3. If the main handle wobbles, one of two things has happened: Either the iron frame inside the handle has cracked (rendering the drill junk) or the handle is wallered out and you need to turn a new handle (merely annoying).
4. If the iron frame of the drill is cracked or missing pieces, flee away mindlessly. In fact, if the drill is missing any significant bits, such as the crank, you have to buy a second drill to scavenge parts. Keep looking.
I usually end up paying $20 to $30 for a decent drill on eBay – usually a little less. I fix them up and end up selling them to my students who fall in love with them. So I buy another and fix it up. This morning I fixed up a Goodell-Pratt drill that I bought off eBay for $20.
It looks rough, but all the parts are there.

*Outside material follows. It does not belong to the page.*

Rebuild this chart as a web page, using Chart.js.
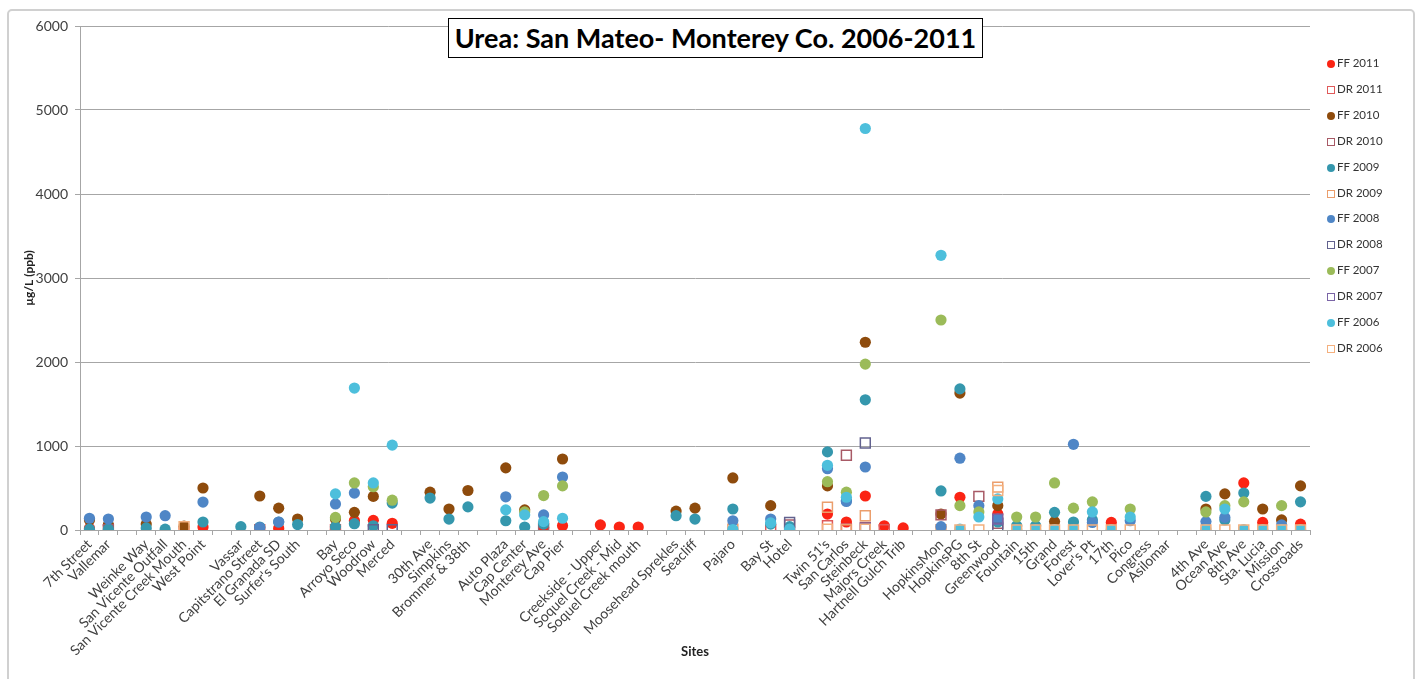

First order of business: soak the chuck in penetrating oil to loosen it up. Let it drip dry while you turn to the rest of the drill.
Disassemble the frame. Clean out the frame’s oil ports using a pointy nail or the tip of a compass. These get gunked up and actually slow the quill. Then lubricate the quill through the ports with a light machine oil. Remove the gunk between the teeth of the gear of the quill using a toothbrush and some lubricant.
Remove the gunk from the post that the main wheel spins on. I use an abrasive handblock or steel wool. Lubricate the post with oil or a little grease. Re-assemble the frame.
Return your attention to the chuck. Work the spring-loaded jaws of the chuck by pressing the chuck against a nailset or dowel. Add some lubricant and keep working the mechanism until the jaws snap open and shut with ease. Clean off the threads on the quill with your toothbrush. Screw the chuck back on and get to work.